* _Material_:
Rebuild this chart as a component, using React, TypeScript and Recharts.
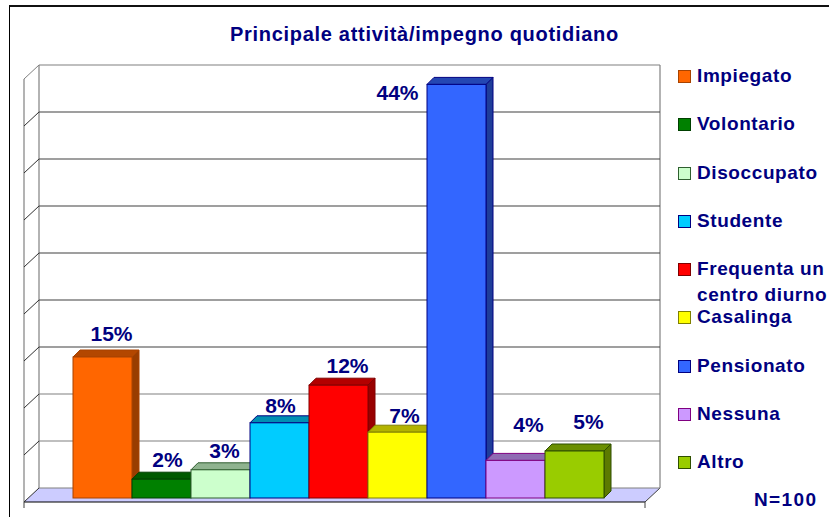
import { BarChart, Bar, XAxis, YAxis, CartesianGrid, LabelList } from 'recharts'

const CATEGORIES = ['Impiegato', 'Volontario', 'Disoccupato', 'Studente', 'Frequenta un centro diurno', 'Casalinga', 'Pensionato', 'Nessuna', 'Altro']
const VALUES = [15, 2, 3, 8, 12, 7, 44, 4, 5]
const FRONT_COLORS = ['#FF6600', '#008000', '#CCFFCC', '#00CCFF', '#FF0000', '#FFFF00', '#3366FF', '#CC99FF', '#99CC00']
const TOP_COLORS = ['#B34700', '#005A00', '#8FB38F', '#008FB3', '#B30000', '#B3B300', '#2447B3', '#8F6BB3', '#6B8F00']
const SIDE_COLORS = ['#993D00', '#004D00', '#7A997A', '#007A99', '#990000', '#999900', '#1F3D99', '#7A5C99', '#5C7A00']
const EDGE_COLORS = ['#A84300', '#004000', '#2F5F2F', '#000080', '#800000', '#808000', '#000080', '#800080', '#2F4F00']
const Y_TICKS = [0, 5, 10, 15, 20, 25, 30, 35, 40, 45]

// label nudges from the centre of each bar's front face, hand placed in the original
const LABEL_DX = [9, 6, 4, 1, 9, 7, -59, 13, 14]
const LABEL_DY = [-22, -18, -17, -15, -18, -15, 10, -34, -28]

const GRID_GRAY = '#808080'
const NAVY = '#000080'
const FONT = '"Liberation Sans", Arial, sans-serif'
const DEPTH = 7
const PLOT_H = 423

const data = CATEGORIES.map((name, i) => ({ name, value: VALUES[i], index: i }))

function Bar3D(props: any) {
    const { x, y, width: w, height: h, index } = props
    const edge = EDGE_COLORS[index]
    return (
        <g>
            <polygon points={`${x + w},${y} ${x + w + DEPTH},${y - DEPTH} ${x + w + DEPTH},${y + h - DEPTH} ${x + w},${y + h}`} fill={SIDE_COLORS[index]} stroke={edge} />
            <polygon points={`${x},${y} ${x + DEPTH},${y - DEPTH} ${x + w + DEPTH},${y - DEPTH} ${x + w},${y}`} fill={TOP_COLORS[index]} stroke={edge} />
            <rect x={x} y={y} width={w} height={h} fill={FRONT_COLORS[index]} stroke={edge} />
        </g>
    )
}

function GridLine(props: any) {
    const { x1, x2, y1, index } = props
    const left = x1 + 8
    const right = x2 + 8
    const frontLeft = x1 - 7
    const frontRight = x2 - 7
    const back = y1 - 10
    const front = y1 + 4
    const isFloor = y1 > 490
    return (
        <g key={index}>
            {isFloor && (
                <g>
                    <polygon points={`${frontLeft},${front} ${left},${back} ${right},${back} ${frontRight},${front}`} fill="#CCCCFF" />
                    <line x1={frontLeft} y1={front - PLOT_H} x2={frontLeft} y2={front} stroke={GRID_GRAY} strokeWidth={1.2} />
                    <line x1={left} y1={back - PLOT_H} x2={left} y2={back} stroke={GRID_GRAY} strokeWidth={1.2} />
                    <line x1={right} y1={back - PLOT_H} x2={right} y2={back} stroke={GRID_GRAY} strokeWidth={1.2} />
                    <line x1={frontRight} y1={front} x2={right} y2={back} stroke="#404040" />
                    <line x1={frontLeft} y1={front} x2={frontRight} y2={front} stroke="#000" strokeWidth={1.2} />
                    <line x1={frontLeft} y1={front} x2={frontLeft} y2={front + 6} stroke="#404040" />
                    <line x1={frontRight} y1={front} x2={frontRight} y2={front + 6} stroke="#404040" />
                </g>
            )}
            <line x1={left} y1={back} x2={right} y2={back} stroke={y1 < 85 || y1 > 400 ? GRID_GRAY : '#404040'} strokeWidth={1.2} />
            <line x1={left} y1={back} x2={frontLeft} y2={front} stroke={y1 < 85 ? GRID_GRAY : '#303030'} />
        </g>
    )
}

function ValueLabel(props: any) {
    const { x, y, width, index, value } = props
    return (
        <text x={x + width / 2 + LABEL_DX[index]} y={y + LABEL_DY[index]} textAnchor="middle" dominantBaseline="middle" fontFamily={FONT} fontWeight="bold" fontSize={21} fill={NAVY}>
            {value}%
        </text>
    )
}

function LegendList() {
    return (
        <div style={{ position: 'absolute', left: 678, top: 63, width: 151, fontFamily: FONT, fontWeight: 'bold', fontSize: 19, letterSpacing: 0.6, color: NAVY }}>
            {CATEGORIES.map((name, i) => (
                <div key={name} style={{ position: 'relative', height: 48.3 }}>
                    <span style={{ position: 'absolute', left: 0, top: 7, width: 11, height: 11, background: FRONT_COLORS[i], border: `1px solid ${EDGE_COLORS[i]}` }} />
                    <span style={{ position: 'absolute', left: 19, top: 0, width: 140, lineHeight: '26px' }}>{name}</span>
                </div>
            ))}
        </div>
    )
}

export default function App() {
    return (
        <div style={{ position: 'absolute', left: 0, top: 0, width: 829, height: 517, overflow: 'hidden', background: '#fff' }}>
            <div style={{ position: 'absolute', left: 9, top: 5, width: 819, height: 600, borderTop: '2px solid #111', borderLeft: '1px solid #000' }} />
            <div style={{ position: 'absolute', left: 230, top: 23, fontFamily: FONT, fontWeight: 'bold', fontSize: 20, letterSpacing: 0.7, color: NAVY, whiteSpace: 'nowrap' }}>
                Principale attività/impegno quotidiano
            </div>
            <div style={{ position: 'absolute', left: 754, top: 489, fontFamily: FONT, fontWeight: 'bold', fontSize: 19, letterSpacing: 1.4, color: NAVY }}>N=100</div>
            <div style={{ position: 'absolute', left: 0, top: 0 }}>
                <BarChart width={829} height={517} data={data} barCategoryGap={0} margin={{ top: 75, right: 177, bottom: 19, left: 31 }}>
                    <CartesianGrid vertical={false} horizontal={GridLine} />
                    <XAxis dataKey="name" hide padding={{ left: 42, right: 48 }} />
                    <YAxis hide domain={[0, 45]} ticks={Y_TICKS} />
                    <Bar dataKey="value" shape={Bar3D} isAnimationActive={false}>
                        <LabelList dataKey="value" content={ValueLabel} />
                    </Bar>
                </BarChart>
            </div>
            <LegendList />
        </div>
    )
}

* _Exercise_:
Print, exactly as written, the lines above from the first one to the one containing "const data = CATEGORIES.map((name, i)". Leave out pictures.

* _Written response_:
Rebuild this chart as a component, using React, TypeScript and Recharts.
import { BarChart, Bar, XAxis, YAxis, CartesianGrid, LabelList } from 'recharts'

const CATEGORIES = ['Impiegato', 'Volontario', 'Disoccupato', 'Studente', 'Frequenta un centro diurno', 'Casalinga', 'Pensionato', 'Nessuna', 'Altro']
const VALUES = [15, 2, 3, 8, 12, 7, 44, 4, 5]
const FRONT_COLORS = ['#FF6600', '#008000', '#CCFFCC', '#00CCFF', '#FF0000', '#FFFF00', '#3366FF', '#CC99FF', '#99CC00']
const TOP_COLORS = ['#B34700', '#005A00', '#8FB38F', '#008FB3', '#B30000', '#B3B300', '#2447B3', '#8F6BB3', '#6B8F00']
const SIDE_COLORS = ['#993D00', '#004D00', '#7A997A', '#007A99', '#990000', '#999900', '#1F3D99', '#7A5C99', '#5C7A00']
const EDGE_COLORS = ['#A84300', '#004000', '#2F5F2F', '#000080', '#800000', '#808000', '#000080', '#800080', '#2F4F00']
const Y_TICKS = [0, 5, 10, 15, 20, 25, 30, 35, 40, 45]

// label nudges from the centre of each bar's front face, hand placed in the original
const LABEL_DX = [9, 6, 4, 1, 9, 7, -59, 13, 14]
const LABEL_DY = [-22, -18, -17, -15, -18, -15, 10, -34, -28]

const GRID_GRAY = '#808080'
const NAVY = '#000080'
const FONT = '"Liberation Sans", Arial, sans-serif'
const DEPTH = 7
const PLOT_H = 423

const data = CATEGORIES.map((name, i) => ({ name, value: VALUES[i], index: i }))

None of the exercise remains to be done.